Apache Hadoop & Its Ecosystem
Although Hadoop is best known for MapReduce and its distributed filesystem (HDFS, renamed from NDFS), the term also refers to a family of related projects that fall under the umbrella of infrastructure for distributed computing and large-scale data processing.
Most core projects are hosted by the Apache Software Foundation, which supports a community of open-source software projects, including the original HTTP Server from which it gets its name. As the Hadoop ecosystem grows, more projects emerge, not necessarily hosted at Apache, providing complementary services to Hadoop or building on its core to add higher-level abstractions.
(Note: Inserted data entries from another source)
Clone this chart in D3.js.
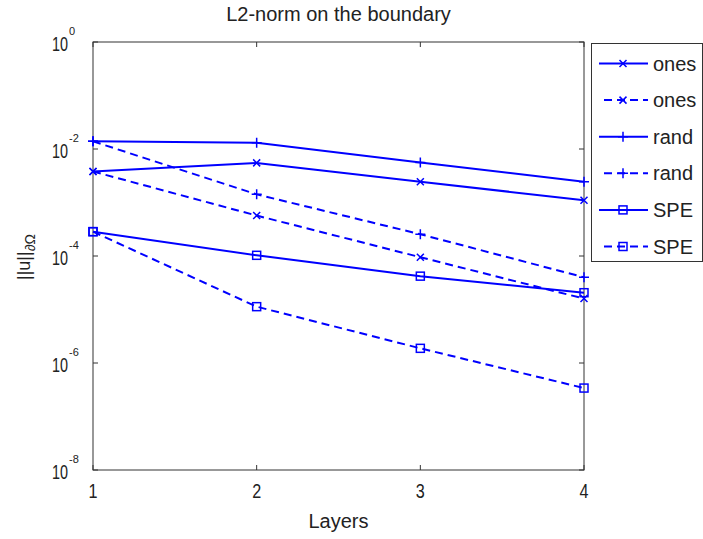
<!DOCTYPE html>
<html>
<head>
<meta charset="utf-8">
<script src="https://cdn.jsdelivr.net/npm/d3@7"></script>
<style>
  body { margin: 0; background: #fff; }
  text { font-family: "Liberation Sans", Arial, sans-serif; fill: #222; }
</style>
</head>
<body>
<div id="chart"></div>
<script>
// values
const layers = [1, 2, 3, 4]
const onesSolid  = [3.8e-3, 5.5e-3, 2.45e-3, 1.1e-3]
const onesDashed = [3.8e-3, 5.7e-4, 9.5e-5, 1.6e-5]
const randSolid  = [1.39e-2, 1.31e-2, 5.6e-3, 2.45e-3]
const randDashed = [1.39e-2, 1.42e-3, 2.55e-4, 4.0e-5]
const speSolid   = [2.85e-4, 1.03e-4, 4.2e-5, 2.06e-5]
const speDashed  = [2.85e-4, 1.13e-5, 1.88e-6, 3.4e-7]
const yExponents = [0, -2, -4, -6, -8]

const series = [
  {name: 'ones', values: onesSolid,  dashed: false, marker: 'x'},
  {name: 'ones', values: onesDashed, dashed: true,  marker: 'x'},
  {name: 'rand', values: randSolid,  dashed: false, marker: '+'},
  {name: 'rand', values: randDashed, dashed: true,  marker: '+'},
  {name: 'SPE',  values: speSolid,   dashed: false, marker: 's'},
  {name: 'SPE',  values: speDashed,  dashed: true,  marker: 's'}
]

const W = 703, H = 539
const blue = '#0000ff'
const dash = '8,5'

let svg = d3.select('#chart').append('svg')
  .attr('width', W)
  .attr('height', H)

let x = d3.scaleLinear().domain([1, 4]).range([93, 584])
let y = d3.scaleLog().domain([1e-8, 1]).range([470, 42])

// plot box
svg.append('rect')
  .attr('x', x(1)).attr('y', y(1))
  .attr('width', x(4) - x(1)).attr('height', y(1e-8) - y(1))
  .attr('fill', 'none').attr('stroke', '#333').attr('stroke-width', 1)

// ticks, inward on all four sides
const tl = 5
layers.forEach(v => {
  svg.append('line').attr('x1', x(v)).attr('x2', x(v)).attr('y1', y(1e-8)).attr('y2', y(1e-8) - tl).attr('stroke', '#333')
  svg.append('line').attr('x1', x(v)).attr('x2', x(v)).attr('y1', y(1)).attr('y2', y(1) + tl).attr('stroke', '#333')
  svg.append('text')
    .attr('x', x(v)).attr('y', 498)
    .attr('text-anchor', 'middle')
    .attr('font-size', 20)
    .attr('textLength', 9).attr('lengthAdjust', 'spacingAndGlyphs')
    .text(v)
})

yExponents.forEach(e => {
  let v = Math.pow(10, e)
  svg.append('line').attr('x1', x(1)).attr('x2', x(1) + tl).attr('y1', y(v)).attr('y2', y(v)).attr('stroke', '#333')
  svg.append('line').attr('x1', x(4)).attr('x2', x(4) - tl).attr('y1', y(v)).attr('y2', y(v)).attr('stroke', '#333')
  let t = svg.append('text')
    .attr('x', 52).attr('y', y(v) + 9)
    .attr('font-size', 20)
  t.append('tspan')
    .attr('textLength', 16).attr('lengthAdjust', 'spacingAndGlyphs')
    .text('10')
  t.append('tspan')
    .attr('x', 69).attr('dy', -16)
    .attr('font-size', 11)
    .text(e)
})

// markers
function drawMarker(g, m, cx, cy) {
  if (m === 'x') {
    let s = 3.5
    g.append('path')
      .attr('d', `M${cx - s},${cy - s}L${cx + s},${cy + s}M${cx - s},${cy + s}L${cx + s},${cy - s}`)
      .attr('stroke', blue).attr('stroke-width', 1.5).attr('fill', 'none')
  } else if (m === '+') {
    let s = 5
    g.append('path')
      .attr('d', `M${cx - s},${cy}L${cx + s},${cy}M${cx},${cy - s}L${cx},${cy + s}`)
      .attr('stroke', blue).attr('stroke-width', 1.5).attr('fill', 'none')
  } else {
    let s = 4
    g.append('rect')
      .attr('x', cx - s).attr('y', cy - s).attr('width', 2 * s).attr('height', 2 * s)
      .attr('stroke', blue).attr('stroke-width', 1.5).attr('fill', 'none')
  }
}

let line = d3.line()
  .x((d, i) => x(layers[i]))
  .y(d => y(d))

series.forEach(s => {
  let g = svg.append('g')
  g.append('path')
    .datum(s.values)
    .attr('d', line)
    .attr('fill', 'none')
    .attr('stroke', blue)
    .attr('stroke-width', 2)
    .attr('stroke-dasharray', s.dashed ? dash : null)
  s.values.forEach((v, i) => drawMarker(g, s.marker, x(layers[i]), y(v)))
})

// title and axis labels
svg.append('text')
  .attr('x', (x(1) + x(4)) / 2).attr('y', 21)
  .attr('text-anchor', 'middle')
  .attr('font-size', 20)
  .text('L2-norm on the boundary')

svg.append('text')
  .attr('x', (x(1) + x(4)) / 2).attr('y', 528)
  .attr('text-anchor', 'middle')
  .attr('font-size', 20)
  .text('Layers')

let yl = svg.append('text')
  .attr('transform', 'translate(30,257) rotate(-90)')
  .attr('text-anchor', 'middle')
  .attr('font-size', 18)
yl.append('tspan').text('||u||')
yl.append('tspan').attr('dy', 5).attr('font-size', 14).text('∂Ω')

// legend
let lg = svg.append('g')
lg.append('rect')
  .attr('x', 591.5).attr('y', 43.5)
  .attr('width', 111).attr('height', 218)
  .attr('fill', '#fff').attr('stroke', '#333')

series.forEach((s, i) => {
  let ly = 63.5 + i * 36.6
  lg.append('line')
    .attr('x1', s.dashed ? 604 : 599).attr('x2', 648)
    .attr('y1', ly).attr('y2', ly)
    .attr('stroke', blue).attr('stroke-width', 2)
    .attr('stroke-dasharray', s.dashed ? dash : null)
  drawMarker(lg, s.marker, 623, ly)
  lg.append('text')
    .attr('x', 653).attr('y', ly + 7)
    .attr('font-size', 20)
    .text(s.name)
})
</script>
</body>
</html>
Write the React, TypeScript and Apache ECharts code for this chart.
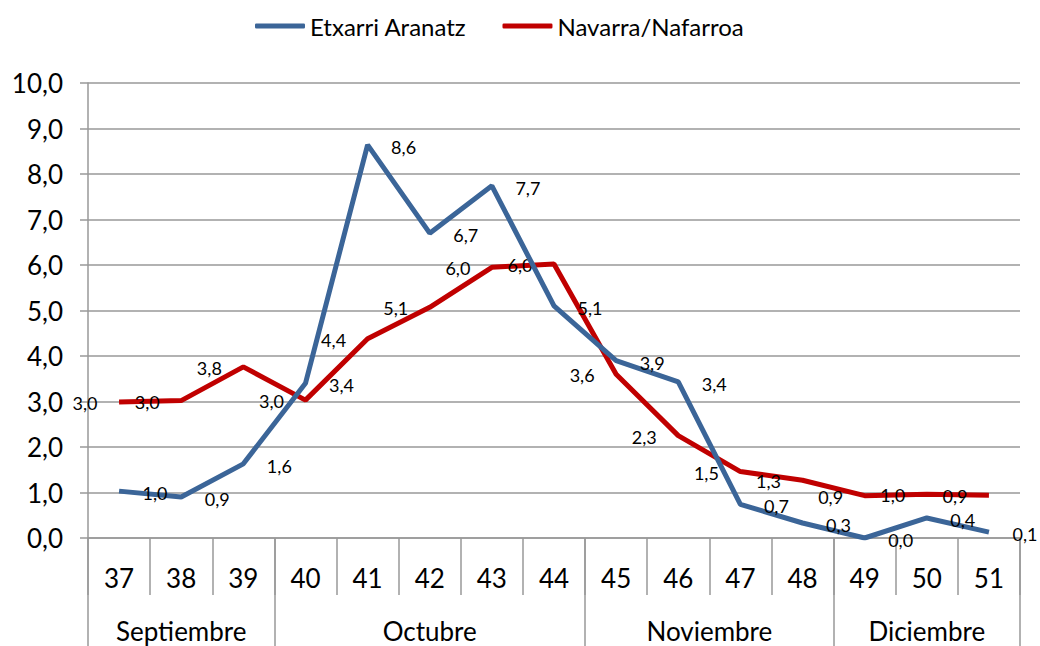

Key Hadoop Ecosystem Projects
The Hadoop projects described briefly here include:
- Common: A set of components and interfaces for distributed filesystems and general I/O (serialization, Java RPC, persistent data structures).
- Avro: A serialization system for efficient, cross-language RPC, and persistent data storage.
- MapReduce: A distributed data processing model and execution environment that runs on large clusters of commodity machines.
- HDFS: A distributed filesystem that runs on large clusters of commodity machines.
- Pig: A data flow language and execution environment for exploring very large datasets. Pig runs on HDFS and MapReduce clusters.
- Hive: A distributed data warehouse. Hive manages data stored in HDFS and provides a query language based on SQL (translated by the runtime engine to MapReduce jobs) for querying data.
- HBase: A distributed, column-oriented database. HBase uses HDFS for its underlying storage and supports both batch-style computations using MapReduce and point queries (random reads).
- ZooKeeper: A distributed, highly available coordination service. ZooKeeper provides primitives like distributed locks for building distributed applications.
- Sqoop: A tool for efficiently moving data between relational databases and HDFS.